Researchers at the Broad Institute have developed new methods designed to more accurately define quality scores for next-generation sequencers, and to detect SNPs using next-gen data.
The scientists applied their quality score determination method, which could be used for several new sequencing platforms, to 454 Life Sciences' sequencing system and improved the quality scores provided by the vendor. Better quality values, they and others argue, could improve the accuracy of results gained from even low-coverage data, and might eventually help users decide which next-gen platform to use for a certain application.
Quality values or quality scores state the uncertainty of the data, or the likelihood that a base call is incorrect. For example, the phred algorithm assigns a quality value for each base in a Sanger read in which larger numbers designate smaller error probabilities. A Q20 value, for example, corresponds to a 1 in 100 error probability, and a Q30 value to a 1 in 1,000 error rate.
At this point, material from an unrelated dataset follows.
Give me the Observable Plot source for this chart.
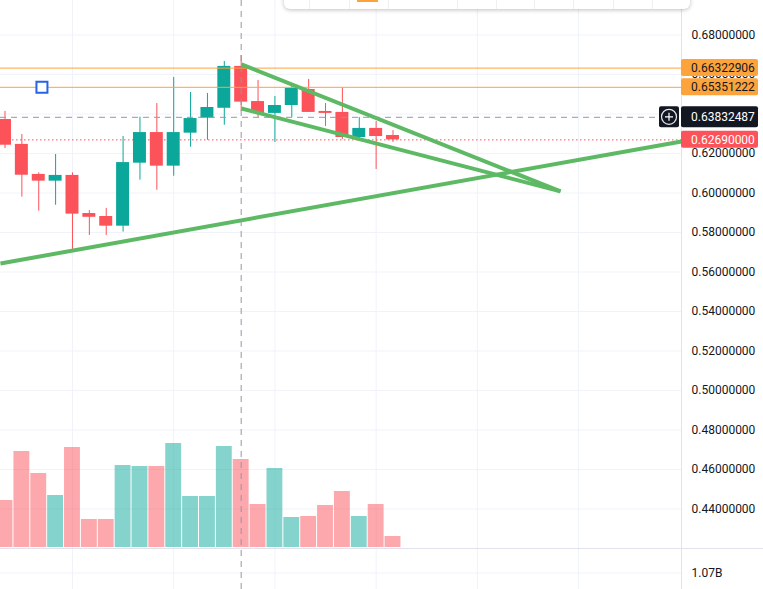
<!DOCTYPE html>
<html><head><meta charset="utf-8">
<script src="https://cdn.jsdelivr.net/npm/d3@7"></script>
<script src="https://cdn.jsdelivr.net/npm/@observablehq/plot@0.6"></script>
<style>
body{margin:0;background:#fff;}
#chart{position:relative;width:763px;height:589px;overflow:hidden;font-family:Roboto,"Liberation Sans",sans-serif;background:#fff;}
#chart > svg{position:absolute;left:0;top:0;}
#sep{position:absolute;left:0;top:548px;width:763px;height:1px;background:#e0e3eb;}
#toolbar{position:absolute;left:284px;top:-8px;width:406px;height:17px;background:#fff;border-radius:6px;box-shadow:0 1px 4px rgba(0,0,0,0.25);z-index:5;}
#toolbar .d{position:absolute;top:8px;width:1px;height:9px;background:#eef0f3;}
#toolbar .o{position:absolute;top:8px;left:73px;width:21px;height:2px;background:#ffa23a;}
</style></head><body>
<div id="chart"></div>
<script>
// ---- data ----
const opens  = [0.6372,0.6246,0.6094,0.6060,0.6089,0.5896,0.5881,0.5832,0.6151,0.6306,0.6136,0.6303,0.6379,0.6429,0.6641,0.6463,0.6403,0.6443,0.6524,0.6413,0.6408,0.6281,0.6327,0.6291];
const highs  = [0.6413,0.6296,0.6102,0.6195,0.6102,0.5911,0.5922,0.6286,0.6384,0.6453,0.6585,0.6509,0.6504,0.6666,0.6696,0.6570,0.6489,0.6554,0.6575,0.6453,0.6534,0.6382,0.6362,0.6316];
const lows   = [0.6225,0.5979,0.5908,0.5938,0.5709,0.5785,0.5785,0.5802,0.6065,0.6014,0.6085,0.6232,0.6267,0.6343,0.6413,0.6382,0.6256,0.6382,0.6408,0.6337,0.6271,0.6271,0.6119,0.6256];
const closes = [0.6242,0.6090,0.6060,0.6089,0.5893,0.5877,0.5832,0.6154,0.6306,0.6136,0.6306,0.6377,0.6433,0.6641,0.6460,0.6403,0.6443,0.6529,0.6408,0.6403,0.6281,0.6327,0.6286,0.6269];
const volumes = [470,960,740,520,1000,280,280,820,810,810,1040,510,510,1010,880,430,790,300,310,420,560,310,430,110]; // millions

const priceTicks = [0.44,0.46,0.48,0.50,0.52,0.54,0.56,0.58,0.60,0.62,0.64,0.66,0.68];
const timeGridIndex = [4,10,16,22,28,34];
const lowerPaneTicks = [1.07e9];

const horizontalLines = [0.66322906, 0.65351222];
const lastPrice = 0.6269;
const crosshairIndex = 14;
const crosshairPrice = 0.63832487;
const lineHandle = [{i: 2.19, p: 0.65351222}];

const trendA = [{i: -0.27, p: 0.5643}, {i: 40.1, p: 0.6261}];
const trendB = [{i: 14.02, p: 0.6651}, {i: 32.93, p: 0.6008}];
const trendC = [{i: 14.02, p: 0.6428}, {i: 32.93, p: 0.6008}];

// ---- styles ----
const UP = "#0ca79b", DOWN = "#fc5259", ORANGE = "#fda33b", GREEN = "#5db963";
const GRID = "#f0f3fa", BORDER = "#e0e3eb", CROSS = "#9598a1", TEXT = "#131722";
const W = 763, H = 589, MR = 82;
const xView = [-0.2667, 40.101];
const priceDomain = [0.44, 0.68], priceRange = [508.5, 34.5];

const candles = opens.map((o, i) => ({i, open: o, high: highs[i], low: lows[i], close: closes[i], volume: volumes[i]}));
const colorOf = d => d.close >= d.open ? UP : DOWN;

const base = {width: W, height: H, marginLeft: 0, marginRight: MR, marginTop: 0, marginBottom: 0,
  style: {background: "transparent", fontFamily: "Roboto, 'Liberation Sans', sans-serif", fontSize: "12px", color: TEXT}};

const chart = document.getElementById("chart");

// grid layer
const gridPlot = Plot.plot({...base,
  x: {domain: xView, axis: null},
  y: {domain: priceDomain, range: priceRange, axis: null},
  marks: [
    Plot.ruleY(priceTicks, {stroke: GRID}),
    Plot.ruleX(timeGridIndex, {stroke: GRID}),
    Plot.frame({anchor: "right", stroke: BORDER})
  ]
});
chart.appendChild(gridPlot);

// lower pane
const lowerPlot = Plot.plot({...base,
  x: {domain: xView, axis: null},
  y: {domain: [0, 1.07e9], range: [640, 572.5]},
  marks: [
    Plot.ruleY(lowerPaneTicks, {stroke: GRID}),
    Plot.axisY(lowerPaneTicks, {anchor: "right", tickSize: 0, tickPadding: 10, fill: TEXT, fontSize: 12,
      tickFormat: d => (d / 1e9).toFixed(2) + "B"})
  ]
});
chart.appendChild(lowerPlot);

// volume layer
const volPlot = Plot.plot({...base,
  x: {domain: xView, axis: null},
  y: {domain: [0, 1040], range: [547, 443], axis: null},
  marks: [
    Plot.rect(candles, {x1: d => d.i - 0.5, x2: d => d.i + 0.5, y1: 0, y2: "volume",
      fill: colorOf, fillOpacity: 0.5, insetLeft: 0.5, insetRight: 0.5})
  ]
});
chart.appendChild(volPlot);

// main layer
const mainPlot = Plot.plot({...base,
  x: {domain: xView, axis: null},
  y: {domain: priceDomain, range: priceRange},
  marks: [
    Plot.axisY(priceTicks, {anchor: "right", tickSize: 0, tickPadding: 10, fill: TEXT, fontSize: 12,
      tickFormat: d => d.toFixed(8)}),
    Plot.ruleY([lastPrice], {stroke: DOWN, strokeDasharray: "1.5 2.5"}),
    Plot.ruleX(candles, {x: "i", y1: "low", y2: "high", stroke: colorOf}),
    Plot.rect(candles, {x1: d => d.i - 0.5, x2: d => d.i + 0.5, y1: "open", y2: "close",
      fill: colorOf, insetLeft: 1.95, insetRight: 1.95}),
    Plot.ruleY(horizontalLines, {stroke: ORANGE}),
    Plot.line(trendA, {x: "i", y: "p", stroke: GREEN, strokeWidth: 4, strokeLinecap: "butt"}),
    Plot.line(trendB, {x: "i", y: "p", stroke: GREEN, strokeWidth: 4, strokeLinecap: "butt"}),
    Plot.line(trendC, {x: "i", y: "p", stroke: GREEN, strokeWidth: 4, strokeLinecap: "butt"}),
    Plot.dot(lineHandle, {x: "i", y: "p", symbol: "square", r: 6.2, stroke: "#2464e6", strokeWidth: 2, fill: "#fff"}),
    Plot.ruleX([crosshairIndex], {stroke: CROSS, strokeDasharray: "6 5"}),
    Plot.ruleY([crosshairPrice], {stroke: CROSS, strokeDasharray: "6 5"})
  ]
});
chart.appendChild(mainPlot);

// price badges on the axis
const ys = mainPlot.scale("y");
const svg = d3.select(mainPlot);
const badges = [
  {p: horizontalLines[0], bg: ORANGE, fg: TEXT, h: 17},
  {p: horizontalLines[1], bg: ORANGE, fg: TEXT, h: 17},
  {p: lastPrice, bg: DOWN, fg: "#ffffff", h: 17},
  {p: crosshairPrice, bg: TEXT, fg: "#ffffff", h: 21}
];
const axisX = W - MR;
for (const b of badges) {
  const cy = ys.apply(b.p);
  svg.append("rect").attr("x", axisX).attr("y", cy - b.h / 2).attr("width", 77).attr("height", b.h)
    .attr("rx", 2).attr("fill", b.bg);
  svg.append("text").attr("x", axisX + 10).attr("y", cy).attr("dy", "0.35em")
    .attr("text-anchor", "start").attr("fill", b.fg).attr("font-size", 12).text(b.p.toFixed(8));
}
{
  const cy = ys.apply(crosshairPrice);
  const g = svg.append("g");
  g.append("rect").attr("x", axisX - 22).attr("y", cy - 10.5).attr("width", 20).attr("height", 21).attr("rx", 2).attr("fill", TEXT);
  g.append("circle").attr("cx", axisX - 12).attr("cy", cy).attr("r", 7.5).attr("fill", "none").attr("stroke", "#e8e9ec").attr("stroke-width", 1.2);
  g.append("path").attr("d", `M${axisX - 16},${cy}H${axisX - 8}M${axisX - 12},${cy - 4}V${cy + 4}`).attr("stroke", "#ffffff").attr("stroke-width", 1.2);
}

// chrome
const sep = document.createElement("div"); sep.id = "sep"; chart.appendChild(sep);
const tb = document.createElement("div"); tb.id = "toolbar";
for (const dx of [25, 65, 104, 173, 212, 250, 289, 329, 368]) {
  const d = document.createElement("div"); d.className = "d"; d.style.left = dx + "px"; tb.appendChild(d);
}
const o = document.createElement("div"); o.className = "o"; tb.appendChild(o);
chart.appendChild(tb);
</script>
</body></html>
The Broad researchers used the phred algorithm to combine different error predictors for the 454 platform into a single quality score, and applied it to large training data sets for which the true DNA sequence was known. They then compared the predicted base qualities with the actual ones. Their work was published in Genome Research.
Compared with quality values provided by 454's own software, the Broad's scores are more accurate and yield more high-quality bases, according to Jared Maguire, a computational biologist who leads the subgroup for new sequencing technologies within the Broad's group for computational R&D, which published the method.
454 incorporated the Broad's quality scores as its default scores in its latest software update, which debuted in early February, according to a company spokesman. 454 also uses the quality scores in its mapping and assembly software, which is included with the instrument, resulting in "better assemblies," he says.
— Julia Karow
An international team of researchers led by Stephen Richards at Baylor College of Medicine has sequenced the genome of the red flour beetle, an agricultural pest that lives in and snacks on stored grains and dried foods. More than 100 scientists from 14 countries pitched in to sequence Tribolium castaneum. The researchers generated about 1.5 million sequence reads at 7.3-fold coverage. They assembled these into contigs totaling 152 megabases, coding for 16,404 genes, thousands of which seem to be species-specific.
Scientists from Helicos BioSciences, Ohio University, and Stanford University published a paper in Science describing the first single-molecule sequencing of a whole genome — in particular, the roughly 7,000-nucleotide genome of the M13 virus.
The Beijing Genomics Institute will add 14 next-gen sequencers: 11 Illumina Genome Analyzers and three Roche FLX instruments.
3'-O-Modified Nucleotide Reversible Terminators for Pyrosequencing
Grantee: Jingyue Ju, Columbia University
Began: Aug. 1, 2007; Ends: Jul. 31, 2009
The National Human Genome Research Institute funded Ju to design and synthesize a library of reversible nucleotide terminators to help tackle the homopolymer challenge inherent in pyrosequencing. Ju also aims to optimize the enzymatic conditions to increase the read length and accuracy of pyrosequencing with these labeled nucleotides.
Large-Scale Selection of Genomic Loci
Grantee: Thomas Albert, NimbleGen Systems
Began: Sep. 24, 2007; Ends: Aug. 31, 2009
Albert and his team are looking to develop a flexible means of genomic DNA sample preparation that will select and enrich 100,000 specific loci from the human genome that can readily be sequenced using random library sequencing pipelines. Funding comes from NHGRI, and the work is specifically targeted at the Cancer Genome Atlas and will be done in collaboration with scientists at Baylor's genome center.